El abuelo de Rosa recuperó el proceso de elaboración de su hermano, instalado antes en otra casa del pueblo de Teimende. Vivienda y maquinaria serán el primer museo del chocolate que abra en Galicia, previsiblemente el próximo año 2014.

Rosa explica que su infancia y la de su hermana, llena de olor a cacao y de papel de aluminio y de celofán de colores, con los que ambas envolvían las tabletas de chocolate que sacaban de los moldes durante las vacaciones, en las que también acompañaron a su padre Ricardo Casares, a las ferias de Monforte, al otro lado del río Sil, y a las tiendas de media provincia de Ourense.

La familia Casares conserva abundante documentación que les permite seguir la pista de la fábrica familiar de chocolate, desde que su abuelo instaló en 1934 un molino de dos grandes piedras, tirado por una burra.

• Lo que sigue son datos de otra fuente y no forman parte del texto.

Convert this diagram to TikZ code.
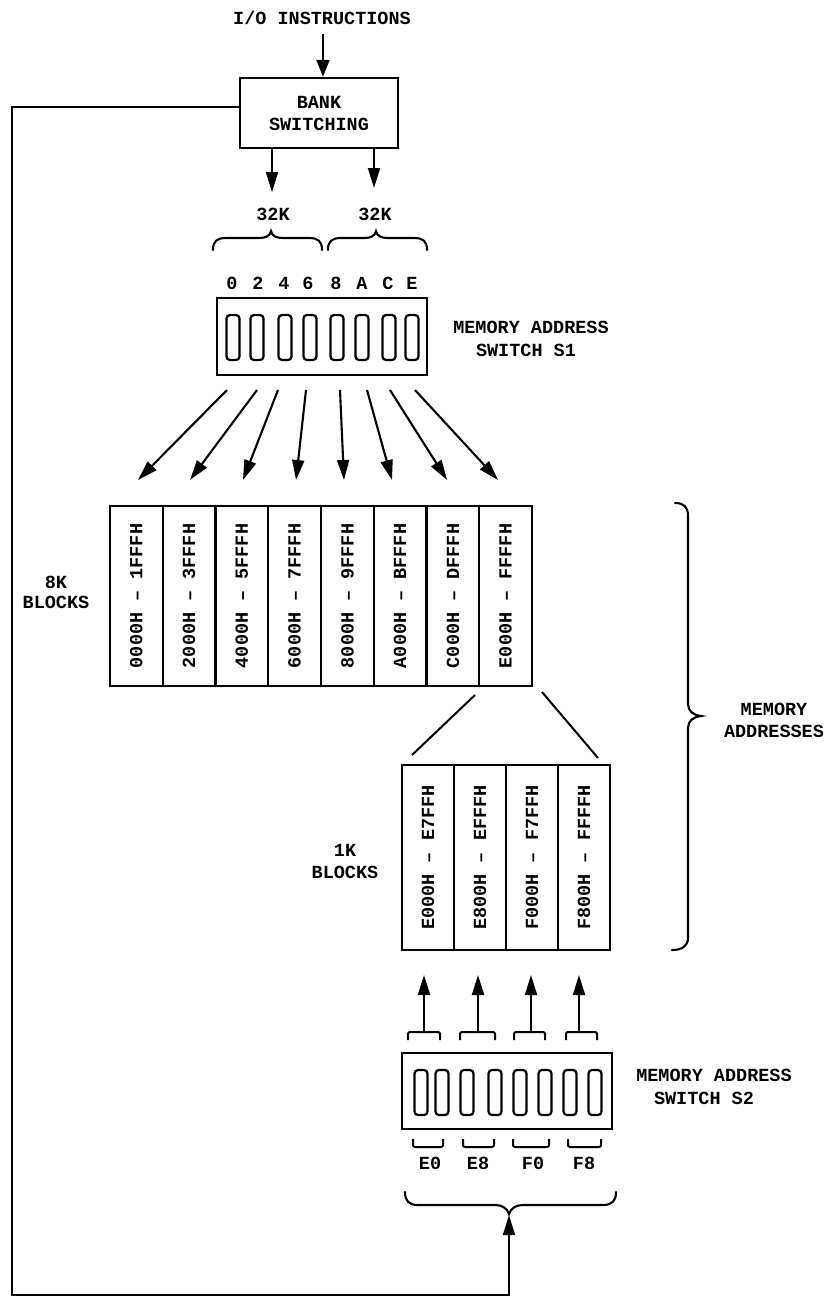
\documentclass[tikz,border=0pt]{standalone}
\usepackage{fontspec}
\setmainfont{Liberation Mono}
\usetikzlibrary{arrows.meta}
\begin{document}
\begin{tikzpicture}[x=1pt,y=-1pt,
  font=\fontsize{18.5}{22}\selectfont\bfseries,
  box/.style={draw, line width=2.3pt, inner sep=0pt, align=center},
  slider/.style={draw, line width=2.2pt, rounded corners=3.5pt, minimum width=13pt, minimum height=45pt, inner sep=0pt},
  colA/.style={draw, line width=2.1pt, rotate=90, inner sep=0pt, minimum height=52.75pt, minimum width=180pt},
  colB/.style={draw, line width=2.1pt, rotate=90, inner sep=0pt, minimum height=52pt, minimum width=185pt},
  arr/.style={line width=2.1pt, -{Triangle[length=20pt,width=12pt]}},
  ln/.style={line width=2pt},
  brc/.style={line width=2.1pt, line cap=round},
  txt/.style={inner sep=0pt, align=center}]
\useasboundingbox (0,0) rectangle (831,1299);

% top
\node[txt] (io) at (322,18) {I/O INSTRUCTIONS};
\node[box, minimum width=158pt, minimum height=70pt] (bank) at (319,113) {BANK\\SWITCHING};
\coordinate (ioa) at ([yshift=-9pt,xshift=1pt]io.south);
\draw[arr, -{Triangle[length=17pt,width=13pt]}] (ioa) -- (ioa |- bank.north);

\coordinate (a1) at (272,192);
\coordinate (a2) at (374,188);
\draw[arr] (bank.south -| a1) -- (a1);
\draw[arr] (bank.south -| a2) -- (a2);
\node[txt] (k1) at (273,214) {32K};
\node[txt] (k2) at (375,214) {32K};

% braces under 32K
\draw[brc] (213,250) .. controls (213,241) and (217,238) .. (226,238) -- (259,238)
  .. controls (266,238) and (270,236) .. (271,231)
  .. controls (272,236) and (276,238) .. (283,238) -- (309,238)
  .. controls (318,238) and (322,241) .. (322,250);
\draw[brc] (328,250) .. controls (328,241) and (332,238) .. (341,238) -- (364,238)
  .. controls (371,238) and (375,236) .. (376,231)
  .. controls (377,236) and (381,238) .. (388,238) -- (414,238)
  .. controls (423,238) and (427,241) .. (427,250);

% switch S1
\foreach \lx/\lt in {232/0,258/2,284/4,308/6,336/8,362/A,388/C,412/E}
  \node[txt] (h\lt) at (\lx,283) {\lt};
\node[box, minimum width=210pt, minimum height=77pt] (s1) at (322,336.5) {};
\foreach \i/\sx in {1/233,2/257,3/285,4/310,5/337,6/362,7/389,8/412}
  \node[slider] (p\i) at (\sx,337.5) {};
\node[txt] (s1l1) at (531,327) {MEMORY ADDRESS};
\node[txt] (s1l2) at (526,350) {SWITCH S1};

% 8K blocks
\node[colA] (c1) at (136.4,596) {0000H – 1FFFH};
\node[colA] (c2) at (189.1,596) {2000H – 3FFFH};
\node[colA] (c3) at (241.9,596) {4000H – 5FFFH};
\node[colA] (c4) at (294.6,596) {6000H – 7FFFH};
\node[colA] (c5) at (347.4,596) {8000H – 9FFFH};
\node[colA] (c6) at (400.1,596) {A000H – BFFFH};
\node[colA] (c7) at (452.9,596) {C000H – DFFFH};
\node[colA] (c8) at (505.6,596) {E000H – FFFFH};
\node[txt] (b8k) at (56,592) {8K\\[-2pt]BLOCKS};

\foreach \i/\fx/\tx in {1/227/138,2/257/190,3/278/243,4/306/296,5/340/344,6/367/392,7/390/447,8/415/498}{
  \coordinate (f\i) at (\fx,390);
  \coordinate (t\i) at (\tx,480);
  \draw[arr] (f\i) -- (t\i);
}

% fan lines to 1K
\coordinate (g1) at (475,695);
\coordinate (g2) at (412,755);
\coordinate (g3) at (542,692);
\coordinate (g4) at (598,758);
\draw[ln] (g1) -- (g2);
\draw[ln] (g3) -- (g4);

% 1K blocks
\node[colB] (d1) at (428,857.5) {E000H – E7FFH};
\node[colB] (d2) at (480,857.5) {E800H – EFFFH};
\node[colB] (d3) at (532,857.5) {F000H – F7FFH};
\node[colB] (d4) at (584,857.5) {F800H – FFFFH};
\node[txt] (b1k) at (345,861) {1K\\BLOCKS};

% memory addresses brace
\draw[brc] (675,503) .. controls (684,503) and (688,507) .. (688,516) -- (688,704)
  .. controls (688,711) and (693,715) .. (701,716)
  .. controls (693,717) and (688,721) .. (688,728) -- (688,938)
  .. controls (688,946) and (682,950) .. (672,950);
\node[txt] (madr) at (774,720) {MEMORY\\ADDRESSES};

% switch S2
\foreach \i/\ux/\bl/\br in {1/424/408/440,2/478/460/495,3/531/514/545,4/579/566/597}{
  \draw[ln, rounded corners=2pt] (\bl,1040) |- (\br,1032) -- (\br,1040);
  \coordinate (u\i) at (\ux,1032);
  \coordinate (v\i) at (\ux,975);
  \draw[arr] (u\i) -- (v\i);
}
\node[box, minimum width=210pt, minimum height=76pt] (s2) at (507,1091) {};
\foreach \i/\sx in {1/421,2/442,3/467,4/495,5/520,6/545,7/570,8/595}
  \node[slider] (q\i) at (\sx,1092.5) {};
\node[txt] (s2l1) at (714,1075) {MEMORY ADDRESS};
\node[txt] (s2l2) at (704,1098) {SWITCH S2};

\foreach \bl/\br in {413/443,463/494,513/549,568/601}
  \draw[ln, rounded corners=2pt] (\bl,1139) |- (\br,1147) -- (\br,1139);
\node[txt] (e0) at (430,1163) {E0};
\node[txt] (e8) at (478,1163) {E8};
\node[txt] (f0) at (533,1163) {F0};
\node[txt] (f8) at (584,1163) {F8};

% bottom brace
\draw[brc] (405,1192) .. controls (405,1201) and (409,1205) .. (418,1205) -- (495,1205)
  .. controls (502,1205) and (507,1208) .. (509,1214)
  .. controls (511,1208) and (516,1205) .. (523,1205) -- (603,1205)
  .. controls (612,1205) and (616,1201) .. (616,1192);

% feedback loop
\coordinate (corner) at (12,1295);
\coordinate (btip) at (509,1215);
\draw[arr, line width=1.7pt] ([yshift=6pt]bank.west) -| (corner) -| (btip);
\end{tikzpicture}
\end{document}
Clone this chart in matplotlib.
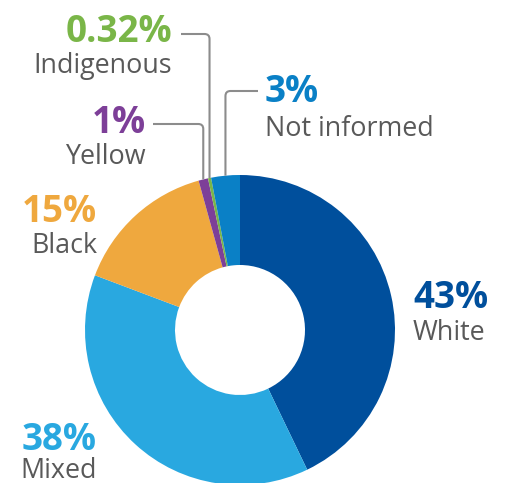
import matplotlib
matplotlib.use("Agg")
import matplotlib.pyplot as plt
import numpy as np
from matplotlib.path import Path
from matplotlib.patches import PathPatch

categories = ["White", "Mixed", "Black", "Yellow", "Indigenous", "Not informed"]
values = [43, 38, 15, 1, 0.32, 3]
pct_labels = ["43%", "38%", "15%", "1%", "0.32%", "3%"]
colors = ["#004f9c", "#29a8e0", "#efa83e", "#7d3f98", "#7ab648", "#0a80c6"]

W, H = 513, 483
fig = plt.figure(figsize=(W / 100, H / 100), dpi=100)
ax = fig.add_axes([0, 0, 1, 1])
ax.set_xlim(0, W)
ax.set_ylim(0, H)
ax.set_aspect("equal")
ax.axis("off")

cx, cy, R = 240, 153, 155
hole = 65
wedges, _ = ax.pie(values, colors=colors, startangle=90, counterclock=False,
                   radius=R, center=(cx, cy), frame=True,
                   wedgeprops=dict(width=R - hole, linewidth=0))
ax.set_xlim(0, W)
ax.set_ylim(0, H)
ax.axis("off")

gray_text = "#595959"
line_col = "#8c8c8c"
font = "Open Sans"

# label layout: (x, pct baseline y, name baseline y, ha)
layout = {
    "White": (413, 175, 143, "left"),
    "Mixed": (97, 33, 5, "right"),
    "Black": (97, 261, 230, "right"),
    "Yellow": (146, 350, 319, "right"),
    "Indigenous": (172, 441, 410, "right"),
    "Not informed": (265, 381, 347, "left"),
}
for cat, pct, col in zip(categories, pct_labels, colors):
    x, yp, yn, ha = layout[cat]
    ax.text(x, yp, pct, color=col, fontsize=26.5, fontweight="bold", family=font,
            ha=ha, va="baseline")
    ax.text(x, yn, cat, color=gray_text, fontsize=19.4, family=font,
            ha=ha, va="baseline")

# leader lines for small slices: (horizontal start x, horizontal y)
leaders = {
    "Yellow": (153, 359),
    "Indigenous": (181, 449),
    "Not informed": (258, 392),
}
for cat, (hx, hy) in leaders.items():
    w = wedges[categories.index(cat)]
    mid = np.deg2rad((w.theta1 + w.theta2) / 2)
    vx = cx + R * np.cos(mid)
    vy = cy + R * np.sin(mid)
    r = 5
    sgn = 1 if vx > hx else -1
    verts = [(hx, hy), (vx - sgn * r, hy), (vx, hy), (vx, hy - r), (vx, vy)]
    codes = [Path.MOVETO, Path.LINETO, Path.CURVE3, Path.CURVE3, Path.LINETO]
    ax.add_patch(PathPatch(Path(verts, codes), facecolor="none",
                           edgecolor=line_col, linewidth=1.5))

fig.savefig("out.png", dpi=100, facecolor="white")
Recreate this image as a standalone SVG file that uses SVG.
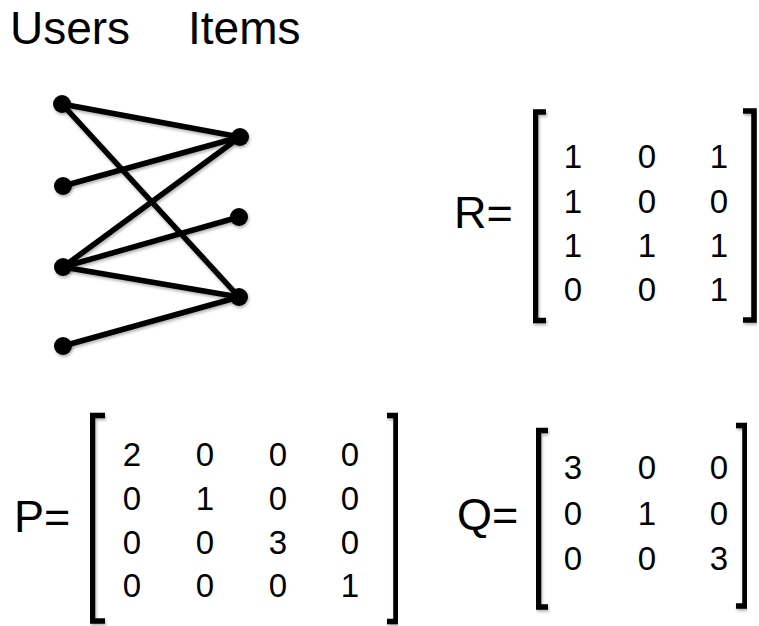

"Mi abuelo Arturo enfermó y mi padre se hizo cargo de la fábrica cuando tenía 14 años pero ya introdujo la novedad de las máquinas eléctricas", destaca.

En aquel momento, el cacao era monopolio estatal y se importaba en sacos de 60 ó 65 kilos, cuyo precio era de 50 pesetas por kilogramo hasta los años 70, y su origen era Guinea. A partir de ahí Rosa conserva facturas de sacos a 197 pesetas el kilogramo, de 1976 para el cacao procedente de Costa de Marfil, aunque posteriormente comenzó a llegar otro más barato desde Brasil y Fernando Poo, a 100 pesestas el kilogramo.

El cacao llegaba entero y había que tostarlo para luego romper la cáscara, con fuego y humo y con cuidado, "pues si se tostaba de más cogía un sabor amargo", explica Rosa.

Una vez tostado había que mondarlo, y la "cascarilla" obtenida se embolsaba en lotes de medio kilo para vender "muy barata" pues se cocía con la leche del desayuno y le daba sabor a chocolate.

La semilla, una vez pelada, se pasaba por el molino, entre dos piedras en movimiento, para obtener una pasta densa que Rosa y su hermana recogían en grandes recipientes de latón donde quedaba hasta enfriar y solidificarse.

"Cuando estaba fría esa pasta, se metía al horno para hacerla líquida y se pasaba a la mezcladora con la harina, el azúcar y la manteca de cacao que se compraba aparte, en fábricas de chocolate de Ourense como Los Remedios", ha relatado.

El posterior paso por la "refinadora" permitía conseguir diferentes texturas para diferentes tipos de chocolate, así Rosa recuerda que llenó moldes para el chocolate de textura más fina que era el destinado a las meriendas, mientras que el más grueso era el chocolate "gordo, de taza", recomendado por los médicos para las parturientas, y ya más tarde, el chocolate de merienda con vainilla y el de cacahuete.

Con esa pasta, las niñas de la casa llenaban los moldes y la aplastaban con las manos para luego colocarlos en una "tableteadora" o máquina vibradora en la que los moldes se sacudían ligeramente durante cinco minutos para asentar la pasta y eliminar burbujas.

Luego las tabletas pasaban por la nevera durante 4 horas y por el banco de madera, en el que las niñas hacían su "trabajo favorito", sentarse para envolver cada tableta primero con papel de aluminio, luego con el impreso con el nombre de "Chocolates Caldelas, fabricado por industrias Casares, especial superfamiliar a la taza" y, sobre este envoltorio, un papel celofán rojo, verde o naranja, según el tipo de chocolate. La familia Casares estaba en el registro de la asociación nacional de fabricantes de chocolate desde los años 40, por lo que el acceso a las materias primas y a la maquinaria especializada era fluida. Rosa escuchó a su madre contar cómo los niños del pueblo acudían a la casa de su abuelo para arrear a la burra del molino y así probar el chocolate y, durante la época "del hambre" podían tener algo más de harina o azúcar de lo que les tocaba por la cartilla.